With their search came unsettling forewarnings. In his personnel file, there was a statement from a colleague Kulle had been in an altercation with that stated, “We’re misusing Reinhold. If we ever need security at the high school, there’s no one more capable.”
A local newspaper wrote that Kulle was always “standing guard” at high school events and that he “didn’t like to learn names because it made discipline more difficult.” Janitors shouldn’t be thinking it’s their role to discipline kids, Soffer said.
Soffer reached out to some of Kulle’s friends — people who had actively defended him during the Kulle Affair. One refused to talk, saying he didn’t want to be portrayed as a Nazi sympathizer, Soffer said.
One woman did speak with Soffer but paused during the interview to say, “You know, the real problem with this case was you Jews and your self-righteousness,” he said.
Two Jewish women in Oak Park, RaeLynne Toperoff and Rima Lunin Schultz, were vilified for pushing to have Kulle removed from their children’s school, even as they advocated for him to receive paid leave during his deposition, Soffer said.
Antisemitic letters were sent to the school board, requesting that Kulle remain employed, Soffer said. Kulle’s son wrote that Jews “need to give the Holocaust some rest” and that if only they “would live exemplary lives (he) could perhaps be a bit more sympathetic.”

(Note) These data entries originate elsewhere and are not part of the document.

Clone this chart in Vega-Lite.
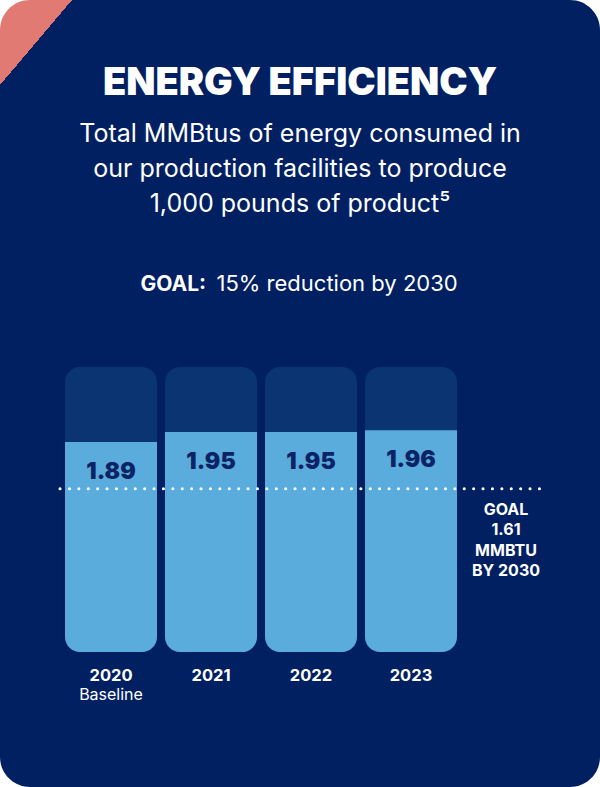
{
  "$schema": "https://vega.github.io/schema/vega-lite/v6.json",
  "width": 600,
  "height": 787,
  "autosize": {"type": "none"},
  "padding": 0,
  "background": "#ffffff",
  "title": {
    "text": "ENERGY EFFICIENCY",
    "subtitle": ["Total MMBtus of energy consumed in", "our production facilities to produce", "1,000 pounds of product⁵"],
    "orient": "bottom",
    "frame": "group",
    "anchor": "middle",
    "offset": -722,
    "font": "Inter",
    "fontSize": 38,
    "fontWeight": 900,
    "color": "#ffffff",
    "subtitleFont": "Inter",
    "subtitleFontSize": 25,
    "subtitleFontWeight": 400,
    "subtitleColor": "#ffffff",
    "subtitleLineHeight": 35,
    "subtitlePadding": 19
  },
  "data": {
    "values": [
      {"year": "2020", "value": 1.89, "note": "Baseline"},
      {"year": "2021", "value": 1.95, "note": ""},
      {"year": "2022", "value": 1.95, "note": ""},
      {"year": "2023", "value": 1.96, "note": ""}
    ]
  },
  "resolve": {"axis": {"x": "independent"}},
  "layer": [
    {
      "mark": {"type": "bar", "color": "#0b3572", "cornerRadius": 15},
      "encoding": {
        "x": {
          "field": "year",
          "type": "nominal",
          "scale": {"domain": ["2020", "2021", "2022", "2023", "goal"], "range": [65, 557], "paddingInner": 0.08, "paddingOuter": 0},
          "axis": {
            "orient": "top",
            "labels": false,
            "ticks": false,
            "domain": false,
            "grid": false,
            "title": "GOAL:",
            "titleX": 140,
            "titleY": 290,
            "titleAlign": "left",
            "titleAnchor": "start",
            "titleBaseline": "alphabetic",
            "titleFont": "Inter",
            "titleFontWeight": "bold",
            "titleFontSize": 21,
            "titleColor": "#ffffff"
          }
        },
        "y": {"datum": 2.34, "type": "quantitative", "scale": {"domain": [0.63, 2.34], "range": [652, 367], "nice": false, "zero": false}, "axis": null},
        "y2": {"datum": 0.63}
      }
    },
    {
      "mark": {"type": "bar", "color": "#5aacdc", "cornerRadiusBottomLeft": 15, "cornerRadiusBottomRight": 15},
      "encoding": {
        "x": {
          "field": "year",
          "type": "nominal",
          "axis": {
            "orient": "bottom",
            "offset": -135,
            "labelExpr": "datum.value == 'goal' ? '' : datum.value",
            "labelAngle": 0,
            "labelFont": "Inter",
            "labelFontWeight": "bold",
            "labelFontSize": 16.5,
            "labelColor": "#ffffff",
            "labelPadding": 15,
            "ticks": false,
            "domain": false,
            "grid": false,
            "title": "15% reduction by 2030",
            "titleX": 216,
            "titleY": -362,
            "titleAlign": "left",
            "titleAnchor": "start",
            "titleBaseline": "alphabetic",
            "titleFont": "Inter",
            "titleFontWeight": "normal",
            "titleFontSize": 22,
            "titleColor": "#ffffff"
          }
        },
        "y": {"field": "value", "type": "quantitative", "axis": null},
        "y2": {"datum": 0.63}
      }
    },
    {
      "mark": {"type": "text", "font": "Inter", "fontWeight": 900, "fontSize": 23, "color": "#0c2466", "baseline": "alphabetic", "dy": 37},
      "encoding": {
        "x": {"field": "year", "type": "nominal", "axis": null},
        "y": {"field": "value", "type": "quantitative", "axis": null},
        "text": {"field": "value", "type": "quantitative", "format": ".2f"}
      }
    },
    {
      "mark": {"type": "text", "font": "Inter", "fontWeight": 400, "fontSize": 16, "color": "#ffffff", "baseline": "alphabetic", "dy": 48},
      "encoding": {
        "x": {"field": "year", "type": "nominal", "axis": null},
        "y": {"datum": 0.63, "type": "quantitative", "axis": null},
        "text": {"field": "note", "type": "nominal"}
      }
    },
    {
      "data": {"values": [{"x": "goal", "goal": 1.61, "label": "GOAL\n1.61\nMMBTU\nBY 2030"}]},
      "mark": {"type": "rule", "color": "#ffffff", "strokeWidth": 3, "strokeCap": "round", "strokeDash": [0.1, 9.3], "xOffset": -5, "x2Offset": 30},
      "encoding": {
        "x": {"datum": "2020", "type": "nominal", "bandPosition": 0, "axis": null},
        "x2": {"datum": "goal"},
        "y": {"field": "goal", "type": "quantitative", "axis": null}
      }
    },
    {
      "data": {"values": [{"x": "goal", "goal": 1.61, "label": "GOAL\n1.61\nMMBTU\nBY 2030"}]},
      "mark": {"type": "text", "font": "Inter", "fontWeight": "bold", "fontSize": 16, "color": "#ffffff", "baseline": "alphabetic", "align": "center", "lineBreak": "\n", "lineHeight": 20.5, "letterSpacing": 1.5, "dy": 26, "dx": -5},
      "encoding": {
        "x": {"field": "x", "type": "nominal", "axis": null},
        "y": {"field": "goal", "type": "quantitative", "axis": null},
        "text": {"field": "label", "type": "nominal"}
      }
    }
  ],
  "config": {
    "view": {
      "stroke": null,
      "cornerRadius": 30,
      "fill": {
        "gradient": "linear",
        "x1": 0, "y1": 0, "x2": 0.1074, "y2": 0.1193,
        "stops": [
          {"offset": 0, "color": "#e07a73"},
          {"offset": 0.5, "color": "#e07a73"},
          {"offset": 0.5, "color": "#002062"},
          {"offset": 1, "color": "#002062"}
        ]
      }
    }
  }
}
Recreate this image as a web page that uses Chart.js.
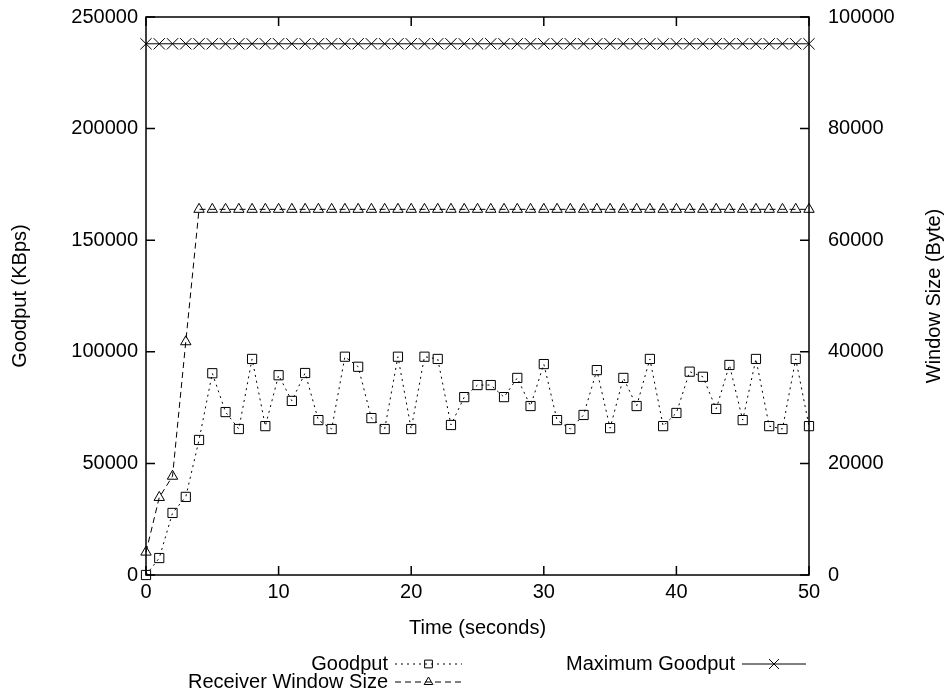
<!DOCTYPE html>
<html>
<head>
<meta charset="utf-8">
<script src="https://cdn.jsdelivr.net/npm/chart.js@4.4.0/dist/chart.umd.min.js"></script>
<style>
  html, body { margin: 0; padding: 0; background: #fff; }
  #wrap { width: 947px; height: 698px; }
</style>
</head>
<body>
<div id="wrap"><canvas id="goodputChart" width="947" height="698"></canvas></div>
<script>
// time in seconds
const timeSec = [0, 1, 2, 3, 4, 5, 6, 7, 8, 9, 10, 11, 12, 13, 14, 15, 16, 17, 18, 19, 20,
  21, 22, 23, 24, 25, 26, 27, 28, 29, 30, 31, 32, 33, 34, 35, 36, 37, 38, 39, 40,
  41, 42, 43, 44, 45, 46, 47, 48, 49, 50];

// Goodput (KBps), left axis
const goodput = [0, 7600, 27800, 35000, 60500, 90400, 73000, 65400, 96800, 66700,
  89500, 78000, 90500, 69400, 65400, 97800, 93300, 70300, 65400, 97800,
  65400, 97800, 96800, 67200, 79700, 85100, 85100, 79700, 88300, 75700,
  94500, 69400, 65400, 71700, 91800, 65800, 88300, 75700, 96800, 66700,
  72600, 91100, 88800, 74400, 94100, 69400, 96800, 66700, 65400, 96800, 66700];

// Maximum goodput (KBps), left axis
const maxGoodput = [238000, 238000, 238000, 238000, 238000, 238000, 238000, 238000, 238000, 238000,
  238000, 238000, 238000, 238000, 238000, 238000, 238000, 238000, 238000, 238000,
  238000, 238000, 238000, 238000, 238000, 238000, 238000, 238000, 238000, 238000,
  238000, 238000, 238000, 238000, 238000, 238000, 238000, 238000, 238000, 238000,
  238000, 238000, 238000, 238000, 238000, 238000, 238000, 238000, 238000, 238000, 238000];

// Receiver window size (Byte), right axis
const windowSize = [4100, 13900, 17700, 41800, 65535, 65535, 65535, 65535, 65535, 65535,
  65535, 65535, 65535, 65535, 65535, 65535, 65535, 65535, 65535, 65535,
  65535, 65535, 65535, 65535, 65535, 65535, 65535, 65535, 65535, 65535,
  65535, 65535, 65535, 65535, 65535, 65535, 65535, 65535, 65535, 65535,
  65535, 65535, 65535, 65535, 65535, 65535, 65535, 65535, 65535, 65535, 65535];

const xTicks = [0, 10, 20, 30, 40, 50];
const yTicks = [0, 50000, 100000, 150000, 200000, 250000];
const y2Ticks = [0, 20000, 40000, 60000, 80000, 100000];

const FONT = 'Liberation Sans, Arial, Helvetica, sans-serif';
const FSIZE = 20;
const ink = '#000';
const hollow = 'rgba(0,0,0,0)';

const toPoints = arr => arr.map((v, i) => ({ x: timeSec[i], y: v }));
const plainNum = v => String(v);

// gnuplot style frame, inward ticks, axis titles and legend
const gnuplotDeco = {
    id: 'gnuplotDeco',
    afterDatasetsDraw(chart) {
        const ctx = chart.ctx;
        const a = chart.chartArea;
        const sx = chart.scales.x, sy = chart.scales.y, sy2 = chart.scales.y2;
        const tl = 9;
        ctx.save();
        ctx.strokeStyle = ink;
        ctx.lineWidth = 1.5;
        ctx.setLineDash([]);
        ctx.strokeRect(a.left, a.top, a.right - a.left, a.bottom - a.top);
        ctx.beginPath();
        xTicks.forEach(v => {
            const px = sx.getPixelForValue(v);
            ctx.moveTo(px, a.bottom); ctx.lineTo(px, a.bottom - tl);
            ctx.moveTo(px, a.top); ctx.lineTo(px, a.top + tl);
        });
        yTicks.forEach(v => {
            const py = sy.getPixelForValue(v);
            ctx.moveTo(a.left, py); ctx.lineTo(a.left + tl, py);
        });
        y2Ticks.forEach(v => {
            const py = sy2.getPixelForValue(v);
            ctx.moveTo(a.right, py); ctx.lineTo(a.right - tl, py);
        });
        ctx.stroke();

        // axis titles
        ctx.fillStyle = ink;
        ctx.font = FSIZE + 'px ' + FONT;
        ctx.textAlign = 'center';
        ctx.textBaseline = 'middle';
        ctx.fillText('Time (seconds)', (a.left + a.right) / 2, 628);
        ctx.save();
        ctx.translate(20, (a.top + a.bottom) / 2);
        ctx.rotate(-Math.PI / 2);
        ctx.fillText('Goodput (KBps)', 0, 0);
        ctx.restore();
        ctx.save();
        ctx.translate(934, (a.top + a.bottom) / 2);
        ctx.rotate(-Math.PI / 2);
        ctx.fillText('Window Size (Byte)', 0, 0);
        ctx.restore();

        // legend
        const entries = [
            { ds: chart.data.datasets[0], textRight: 388, x0: 395, x1: 462, y: 664 },
            { ds: chart.data.datasets[1], textRight: 735, x0: 742, x1: 806, y: 664 },
            { ds: chart.data.datasets[2], textRight: 388, x0: 395, x1: 462, y: 682 }
        ];
        entries.forEach(e => {
            ctx.fillStyle = ink;
            ctx.textAlign = 'right';
            ctx.fillText(e.ds.label, e.textRight, e.y);
            ctx.beginPath();
            ctx.lineWidth = 1;
            ctx.setLineDash(e.ds.borderDash || []);
            ctx.moveTo(e.x0, e.y); ctx.lineTo(e.x1, e.y);
            ctx.stroke();
            ctx.setLineDash([]);
            ctx.fillStyle = hollow;
            Chart.helpers.drawPoint(ctx, {
                pointStyle: e.ds.pointStyle,
                radius: e.ds.legendRadius,
                borderWidth: 1
            }, (e.x0 + e.x1) / 2, e.y);
        });
        ctx.restore();
    }
};

const noLabelPad = s => { s.paddingTop = 0; s.paddingBottom = 0; s.paddingLeft = 0; s.paddingRight = 0; };
const noGrid = { display: false, drawTicks: false };

const ctxChart = document.getElementById('goodputChart').getContext('2d');
const chart = new Chart(ctxChart, {
    type: 'line',
    data: {
        datasets: [
            {
                label: 'Goodput',
                data: toPoints(goodput),
                yAxisID: 'y',
                borderColor: ink,
                borderWidth: 1,
                borderDash: [2, 4],
                pointStyle: 'rect',
                pointRadius: 6.5,
                legendRadius: 5.5,
                pointBorderColor: ink,
                pointBackgroundColor: hollow,
                pointBorderWidth: 1,
                clip: false,
                tension: 0
            },
            {
                label: 'Maximum Goodput',
                data: toPoints(maxGoodput),
                yAxisID: 'y',
                borderColor: ink,
                borderWidth: 1,
                pointStyle: 'crossRot',
                pointRadius: 8,
                legendRadius: 7,
                pointBorderColor: ink,
                pointBorderWidth: 1,
                clip: false,
                tension: 0
            },
            {
                label: 'Receiver Window Size',
                data: toPoints(windowSize),
                yAxisID: 'y2',
                borderColor: ink,
                borderWidth: 1,
                borderDash: [6, 4],
                pointStyle: 'triangle',
                pointRadius: 6,
                legendRadius: 5,
                pointBorderColor: ink,
                pointBackgroundColor: hollow,
                pointBorderWidth: 1,
                clip: false,
                tension: 0
            }
        ]
    },
    options: {
        responsive: false,
        animation: false,
        layout: { padding: { top: 17, left: 0, right: 0, bottom: 0 } },
        plugins: {
            legend: { display: false },
            tooltip: { enabled: false }
        },
        scales: {
            x: {
                type: 'linear',
                min: 0,
                max: 50,
                afterFit: s => { noLabelPad(s); s.height = 123; },
                afterBuildTicks: s => { s.ticks = xTicks.map(v => ({ value: v })); },
                grid: noGrid,
                border: { display: false },
                ticks: { color: ink, font: { family: FONT, size: FSIZE }, padding: 5, maxRotation: 0, callback: plainNum }
            },
            y: {
                position: 'left',
                min: 0,
                max: 250000,
                afterFit: s => { noLabelPad(s); s.width = 146; },
                afterBuildTicks: s => { s.ticks = yTicks.map(v => ({ value: v })); },
                grid: noGrid,
                border: { display: false },
                ticks: { color: ink, font: { family: FONT, size: FSIZE }, padding: 8, callback: plainNum }
            },
            y2: {
                position: 'right',
                min: 0,
                max: 100000,
                afterFit: s => { noLabelPad(s); s.width = 138; },
                afterBuildTicks: s => { s.ticks = y2Ticks.map(v => ({ value: v })); },
                grid: noGrid,
                border: { display: false },
                ticks: { color: ink, font: { family: FONT, size: FSIZE }, padding: 19, callback: plainNum }
            }
        }
    },
    plugins: [gnuplotDeco]
});
</script>
</body>
</html>
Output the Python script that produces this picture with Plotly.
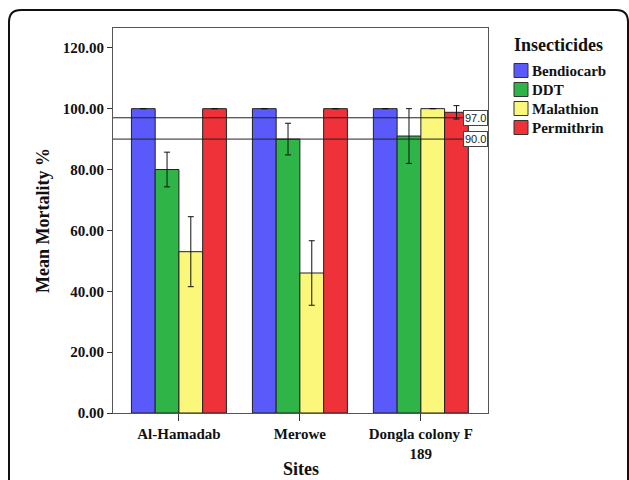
import plotly.graph_objects as go

sites = ["Al-Hamadab", "Merowe", "Dongla colony F<br>189"]
insecticides = ["Bendiocarb", "DDT", "Malathion", "Permithrin"]
colors = ["#5A5AFA", "#2FB547", "#FAF77A", "#EF3139"]
values = {
    "Bendiocarb": [100.0, 100.0, 100.0],
    "DDT": [80.0, 90.0, 91.0],
    "Malathion": [53.0, 46.0, 100.0],
    "Permithrin": [100.0, 100.0, 98.8],
}
errors = {
    "Bendiocarb": [0.0, 0.0, 0.0],
    "DDT": [5.7, 5.2, 9.0],
    "Malathion": [11.5, 10.6, 0.0],
    "Permithrin": [0.0, 0.0, 2.2],
}
ref_lines = [97.0, 90.0]
y_ticks = [0, 20, 40, 60, 80, 100, 120]

SERIF = "Liberation Serif, Times New Roman, serif"

fig = go.Figure()
for name, col in zip(insecticides, colors):
    fig.add_trace(go.Bar(
        x=sites, y=values[name], name=name,
        marker=dict(color=col, line=dict(color="#222", width=1)),
        error_y=dict(type="data", array=errors[name], visible=True,
                     color="#111", thickness=1, width=3),
        showlegend=False,
    ))

L, R, T, B = 113, 488, 28, 413
W, H = 629, 480
pw, ph = R - L, B - T

def px(x):
    return (x - L) / pw

def py(y):
    return (B - y) / ph

shapes = []
for v in ref_lines:
    shapes.append(dict(type="line", xref="paper", x0=0, x1=1, yref="y", y0=v, y1=v,
                       line=dict(color="#222", width=1)))

# outer rounded frame (pixel offsets anchored at plot origin)
fl, ft, fr, fb = 9 - L, B - 10, 628 - L, B - 500
r = 12
path = (f"M {fl},{fb} L {fl},{ft - r} Q {fl},{ft} {fl + r},{ft} "
        f"L {fr - r},{ft} Q {fr},{ft} {fr},{ft - r} L {fr},{fb}")
shapes.append(dict(type="path", xref="paper", yref="paper", xsizemode="pixel", ysizemode="pixel",
                   xanchor=0, yanchor=0, path=path, line=dict(color="#111", width=2)))

annotations = []
for v in ref_lines:
    annotations.append(dict(x=1, xref="paper", xanchor="right", y=v, yref="y", yanchor="middle",
                            text=f"{v:.1f}", showarrow=False, bgcolor="white",
                            bordercolor="#444", borderwidth=1, borderpad=1,
                            font=dict(family="Liberation Sans, Arial, sans-serif", size=11, color="#222")))

# legend
annotations.append(dict(x=px(512), y=py(45), xref="paper", yref="paper", xanchor="left", yanchor="middle",
                        text="<b>Insecticides</b>", showarrow=False,
                        font=dict(family=SERIF, size=18, color="#111")))
for i, (name, col) in enumerate(zip(insecticides, colors)):
    cy = 70.5 + i * 19
    shapes.append(dict(type="rect", xref="paper", yref="paper",
                       x0=px(514), x1=px(528), y0=py(cy - 7), y1=py(cy + 7),
                       fillcolor=col, line=dict(color="#333", width=1)))
    annotations.append(dict(x=px(530), y=py(cy), xref="paper", yref="paper", xanchor="left",
                            yanchor="middle", text=f"<b>{name}</b>", showarrow=False,
                            font=dict(family=SERIF, size=15, color="#111")))

annotations.append(dict(x=px(43), y=py(221), xref="paper", yref="paper", textangle=-90,
                        xanchor="center", yanchor="middle",
                        text="<b>Mean Mortality %</b>", showarrow=False,
                        font=dict(family=SERIF, size=18, color="#111")))
annotations.append(dict(x=px(301), y=py(469), xref="paper", yref="paper",
                        xanchor="center", yanchor="middle",
                        text="<b>Sites</b>", showarrow=False,
                        font=dict(family=SERIF, size=18, color="#111")))

fig.update_layout(
    width=W, height=H,
    margin=dict(l=L, r=W - R, t=T, b=H - B),
    paper_bgcolor="white", plot_bgcolor="white",
    barmode="group", bargap=0.215, bargroupgap=0,
    shapes=shapes, annotations=annotations,
    showlegend=False,
)
tf = dict(family=SERIF, size=15, color="#111", weight="bold")
fig.update_xaxes(range=[-0.545, 2.555], showgrid=False, showline=True, mirror=True,
                 linecolor="#555", linewidth=1, ticks="outside", ticklen=7, tickcolor="#333",
                 tickfont=tf)
fig.update_yaxes(range=[0, 126.5], tickvals=y_ticks, tickformat=".2f", showgrid=False,
                 zeroline=False, showline=True, mirror=True, linecolor="#555", linewidth=1,
                 ticks="outside", ticklen=5, tickcolor="#333",
                 tickfont=tf)

fig.write_html("out.html", config={"displayModeBar": False},
               post_script="document.body.style.margin='0px';")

One stated that a “small minority (was) acting immorally, ungodly and un-American, trying to force their selfish, narrow-pointed opinions on the rest of the community.” It said Kulle had been unfairly judged because he had joined an organization 45 years ago when he was barely an adult. This was the general argument for Kulle’s defense.
“We’re telling kids that what they do at 16 or 17 matters, but what he did at 19 doesn’t?” Soffer asked.
Kulle immediately admitted that he had been a part of the SS when it came out but claimed that he had never hurt or seen any prisoners. On a separate occasion, he said he used to bring prisoners gifts, contradicting himself, Soffer said.
Kulle had argued that he was just a perimeter guard, so he didn’t do anything wrong. Perimeter guards were legally required to shoot anybody who tried to escape, Soffer said.
In an interview with the school board during the Kulle Affair, he was asked how he was feeling. He said, “I feel bad, really bad. I just wish we had won the war.” Later, when asked if he had ever committed murder, he replied, “I don’t remember.”
“To me, the most chilling thing is the idea that somebody who could do such evil for so long could just slip seamlessly into an ordinary suburban life,” Soffer said.
Ultimately, Kulle was deported back to Germany after a 1987 decision by the 7th U.S. Circuit Court of Appeals.
Soffer left OPRFHS last school year due to continued antisemitism, he said.
It’s a weird time to be writing about Nazis and antisemitism, Soffer said. The Holocaust isn’t in living memory in the same way anymore, he added.
“I hope this is a reminder of what we’ve been through, but it’s also a story of heroism and rising back. Rima and Raelynne, they bring the community to live up to its values,” Soffer said. “So to me, it’s also a story of resilience.”